Tuesday, March 10, 2015

The God Who Sees

Sometimes you find yourself crammed into a 4-wheel drive with 6 amazing people, traveling for unending hours on a wide path called a road, forging flooded rivers, dodging cavernous potholes, sliding in muddy ruts, heading to the most remote of places in the middle of an African country, singing bad Bryan Adams remixes and eating dark chocolate covered pretzels from Target. Sometimes. Okay, maybe one time. But you hope that it could happen again. Because God speaks loudly when we get out of ourselves and we're uncomfortable like that. 
God's speaking this to me: How much does my view of God, my understanding of the gospel, get muddied in with my culture and comfortable reasoning? (The answer: a lot.) Am I willing to take off some masks; not just my own, but the ones I've put on God and others? Am I willing to not make assumptions about others' needs or sins or motives or authenticity? 

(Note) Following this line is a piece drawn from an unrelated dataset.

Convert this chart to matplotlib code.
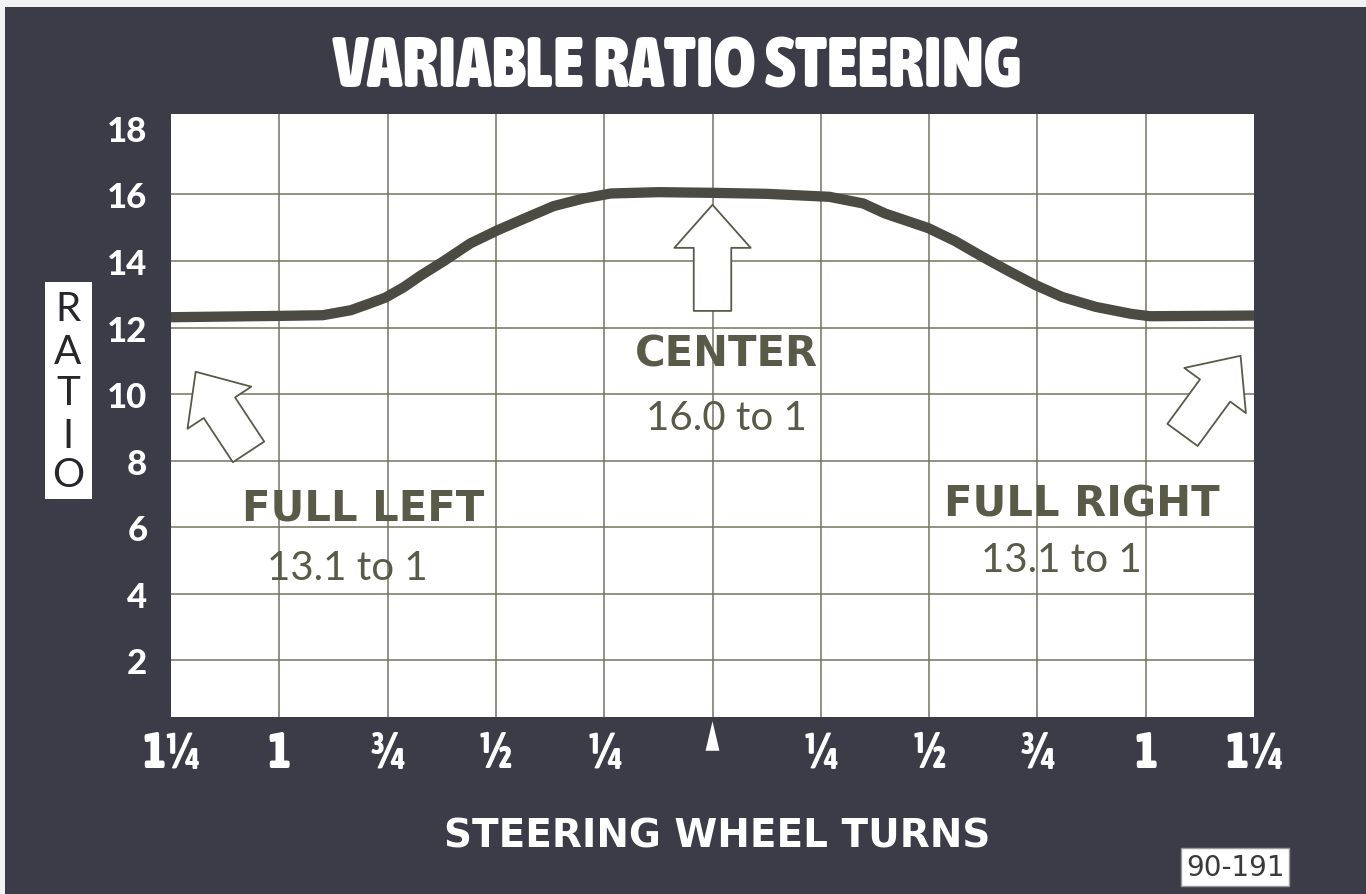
import matplotlib
matplotlib.use("Agg")
import matplotlib.pyplot as plt
from matplotlib import font_manager as fm
from matplotlib.font_manager import FontProperties
from matplotlib.patches import Rectangle, Polygon
from matplotlib.transforms import blended_transform_factory

# Steering wheel turns from center (left negative) and the gear ratio
turns = [-1.25, -1.0, -0.9, -0.835, -0.79, -0.755, -0.713, -0.674, -0.62, -0.559,
         -0.497, -0.437, -0.367, -0.298, -0.235, -0.125, 0.0, 0.125, 0.27, 0.348,
         0.398, 0.498, 0.56, 0.62, 0.683, 0.745, 0.807, 0.885, 0.967, 1.01, 1.25]
ratio = [12.31, 12.35, 12.37, 12.52, 12.73, 12.9, 13.21, 13.56, 14.0, 14.53,
         14.92, 15.26, 15.65, 15.88, 16.03, 16.07, 16.05, 16.02, 15.93, 15.73,
         15.43, 14.99, 14.6, 14.15, 13.7, 13.28, 12.92, 12.62, 12.41, 12.34, 12.36]

y_ticks = [2, 4, 6, 8, 10, 12, 14, 16, 18]
x_ticks = [-1.25, -1.0, -0.75, -0.5, -0.25, 0.0, 0.25, 0.5, 0.75, 1.0, 1.25]
x_labels = ["1¼", "1", "¾", "½", "¼", "", "¼", "½", "¾", "1", "1¼"]

title = "VARIABLE RATIO STEERING"
x_title = "STEERING WHEEL TURNS"
y_title = "RATIO"
fig_code = "90-191"

callouts = [
    ("CENTER", "16.0 to 1", (0.032, 10.85), (0.032, 8.95)),
    ("FULL LEFT", "13.1 to 1", (-0.806, 6.24), (-0.843, 4.44)),
    ("FULL RIGHT", "13.1 to 1", (0.852, 6.34), (0.806, 4.68)),
]
# (tip, tail) of the outline pointers
pointers = [
    ((0.0, 15.69), (0.0, 12.50)),
    ((-1.193, 10.67), (-1.071, 8.26)),
    ((1.219, 11.15), (1.085, 8.77)),
]

BG = "#3c3b48"
INK = "#5a5a48"
CURVE = "#4b4b43"
GRID = "#74745f"


def condensed_bold():
    """Return a bold condensed/narrow face if one is installed."""
    best = None
    for f in fm.fontManager.ttflist:
        name = (f.fname + " " + f.name).lower()
        if ("condensed" in name or "narrow" in name) and "semi" not in name:
            w = f.weight if isinstance(f.weight, int) else 400
            if w >= 600 and "italic" not in name and "oblique" not in name:
                if best is None or w > best[0]:
                    best = (w, f.fname)
    if best:
        return FontProperties(fname=best[1])
    return FontProperties(family="DejaVu Sans", weight="bold")


narrow = condensed_bold()

W, H = 1366, 895
fig = plt.figure(figsize=(W / 100, H / 100), dpi=100, facecolor=BG)
renderer = fig.canvas.get_renderer()

# light paper edge along top and left
fig.patches.append(Rectangle((0, 1 - 8 / H), 1, 8 / H, transform=fig.transFigure,
                             facecolor="#f2f2f2", edgecolor="none", zorder=0))
fig.patches.append(Rectangle((0, 0), 5 / W, 1, transform=fig.transFigure,
                             facecolor="#f2f2f2", edgecolor="none", zorder=0))

ax = fig.add_axes([171 / W, 177 / H, 1083 / W, 603 / H])
ax.set_facecolor("white")
ax.set_xlim(-1.25, 1.25)
ax.set_ylim(0.29, 18.42)
for s in ax.spines.values():
    s.set_visible(False)

# grid
ax.vlines(x_ticks[1:-1], 0.29, 18.42, color=GRID, lw=1.1, zorder=1)
ax.hlines(y_ticks[:-1], -1.25, 1.25, color=GRID, lw=1.1, zorder=1)

# ratio curve
ax.plot(turns, ratio, color=CURVE, lw=7.4, solid_capstyle="butt",
        solid_joinstyle="round", zorder=3)

# ticks
ax.set_yticks(y_ticks)
ax.set_yticklabels([str(v) for v in y_ticks], color="white", fontsize=25,
                   fontweight="black", family=["Lato", "DejaVu Sans"])
ax.tick_params(axis="y", length=0, pad=17)
ax.set_xticks(x_ticks)
ax.set_xticklabels(x_labels, color="white")
xfp = narrow.copy()
xfp.set_size(36)
for lab in ax.get_xticklabels():
    lab.set_fontproperties(xfp)
ax.tick_params(axis="x", length=0, pad=9)

# center marker below the axis
trans = blended_transform_factory(ax.transData, ax.transAxes)
hw = 0.016
ax.add_patch(Polygon([(-hw, -0.056), (hw, -0.056), (0.0, -0.007)], closed=True,
                     transform=trans, facecolor="white", edgecolor="none",
                     clip_on=False))

# callout texts
for head, value, pos_head, pos_val in callouts:
    ax.text(*pos_head, head, ha="center", va="baseline", color=INK, fontsize=30,
            fontweight="bold", family=["DejaVu Sans"], zorder=4)
    ax.text(*pos_val, value, ha="center", va="baseline", color=INK, fontsize=29,
            family=["Lato", "DejaVu Sans"], zorder=4)

# outline pointers
for tip, tail in pointers:
    ax.annotate("", xy=tip, xytext=tail,
                arrowprops=dict(arrowstyle="simple,head_length=31,head_width=55,tail_width=27",
                                mutation_scale=1, shrinkA=0, shrinkB=0,
                                facecolor="white", edgecolor=INK, lw=1.3),
                zorder=5)

# title, sized to span its band
tfp = narrow.copy()
tfp.set_size(52)
t = fig.text(677 / W, 1 - 88 / H, title, ha="center", va="baseline", color="white",
             fontproperties=tfp)
width = t.get_window_extent(renderer).width
if width > 690:
    tfp.set_size(52 * 690 / width)
    t.set_fontproperties(tfp)

fig.text(717 / W, 1 - 848 / H, x_title, ha="center", va="baseline", color="white",
         fontsize=28, fontweight="bold", family=["DejaVu Sans"])

# stacked axis name in a white panel
fig.patches.append(Rectangle((45 / W, 1 - 500 / H), 47 / W, 217 / H,
                             transform=fig.transFigure, facecolor="white",
                             edgecolor="none", zorder=1))
for ch, yp in zip(y_title, [310, 352, 394, 437, 476]):
    fig.text(68 / W, 1 - yp / H, ch, ha="center", va="center", color="#26262b",
             fontsize=29, fontweight="normal", family=["Lato", "DejaVu Sans"],
             zorder=2)

# figure number
fig.text(1235 / W, 1 - 868 / H, fig_code, ha="center", va="center", color="#3a3a3a",
         fontsize=20, family=["DejaVu Sans"],
         bbox=dict(boxstyle="square,pad=0.18", facecolor="white",
                   edgecolor="#9a9a9a", lw=1))

fig.savefig("out.png", dpi=100, facecolor=BG)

And am I willing to just see people? I'm seeing this team - the good, the bad and the ugly - as we have experienced some extreme contrasts of culture (i.e. Are you supposed to pee on the rocks or between the rocks in the potty hut? How do you react when your accommodations are quite honestly hard and utilitarian at best?). I'm seeing us wrestle with the contrasts and questions of accepting our own culture just as we accept the African culture. I'm seeing discomfort and submission, humor and heartache. And I'm seeing our little representations of God shining on this journey in Mozambique. We each bear the image of God, the Imago Dei, created in His image to bear His love and grace to the ends of the earth - or just to the end of the road. 
And when we finally reach the end of the road, there are more faces of these representations of God. They are beautiful, significant creations of the God Who Sees. I see them. I travel all this way and I make eye contact with a precious little boy missing his front tooth. I go to the end of the road and there really is a United Methodist cross and flame and I see a woman pastor singing and dancing unashamed for her God. I go to a remote spot in the wide dirt path and stir a pot of chima with a young woman with beautiful eyes. And I see her. And she sees me. And we see God. We are both reminded that God sees us. 
We are created in the image of the God Who Sees and we are to imitate that God and see others. The God who said, "You are precious in my eyes and honored and I love you" (Isaiah 43:4). We have His eyes. Everywhere we go. To the ends of earth, the ends of the road, the end of the street, and across the room. In this contrast of cultures God reminds me to also see the person behind the counter at the gas station, taking my order, driving like a maniac, begging for change at the Cardinals game, begging for my attention at the dinner table. We are each created in the image of God, the God Who Sees. Who do you see?